In-line boards are exactly what they imply, and that is, that they are placed on your main fishing line from your fishing rod. The best boards out there I feel are the Church Walleye Boards made by the Church Company. They have the best releases and the best ease of use and have a releasable line peg so you can pop it off your fishing line with ease. They're really easy to use once you get the release set right. In-line boards can be fished three ways. You can have the board break away when you get a strike or you can have it slide down the line when you get a strike or you can set it so it stays put until you reel in the line and take it off yourself. I prefer to have it stay put on my line for a couple of reasons. First, I don't like the idea of retrieving my board in an area that I just caught fish in, it tends to spook them out of the area, also, it's wasted time. Second, if the fish should get off or if it was something other than a fish that caught your line like a log, again it's wasted time. For those reasons I use the stay put method when using in-line boards.

 Now, to set it up for fishing, I'll let 125-150ft of line out, then attach the board and let that out to the desired distance from the boat set the releases to tight and it's as simple as that. The last thing with the in-line boards is setting the release, and that can be a pain. I like to have mine set so that the water currents and debris won't release the boards.

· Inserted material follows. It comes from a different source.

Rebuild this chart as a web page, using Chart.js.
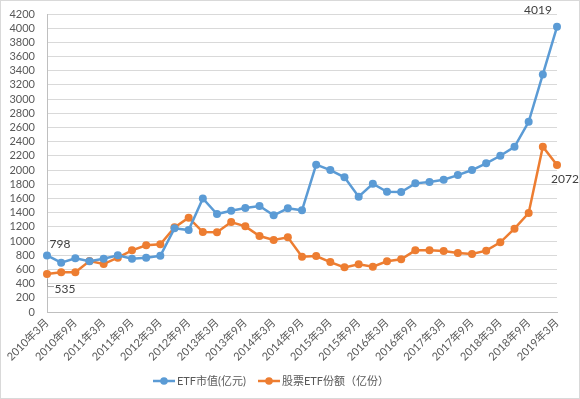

Therefore, I set my release tight! So when I get a fish it will actually drag the board back, at which point I grab the rod and give it a quick wrist snap to set the hook and the fight is on. Just remember to take the board off the line when it gets to you. That's all there is to it for in-line boards.


I hope some of this info will help you set up your boat to catch fish for you! Good luck and FISH ON!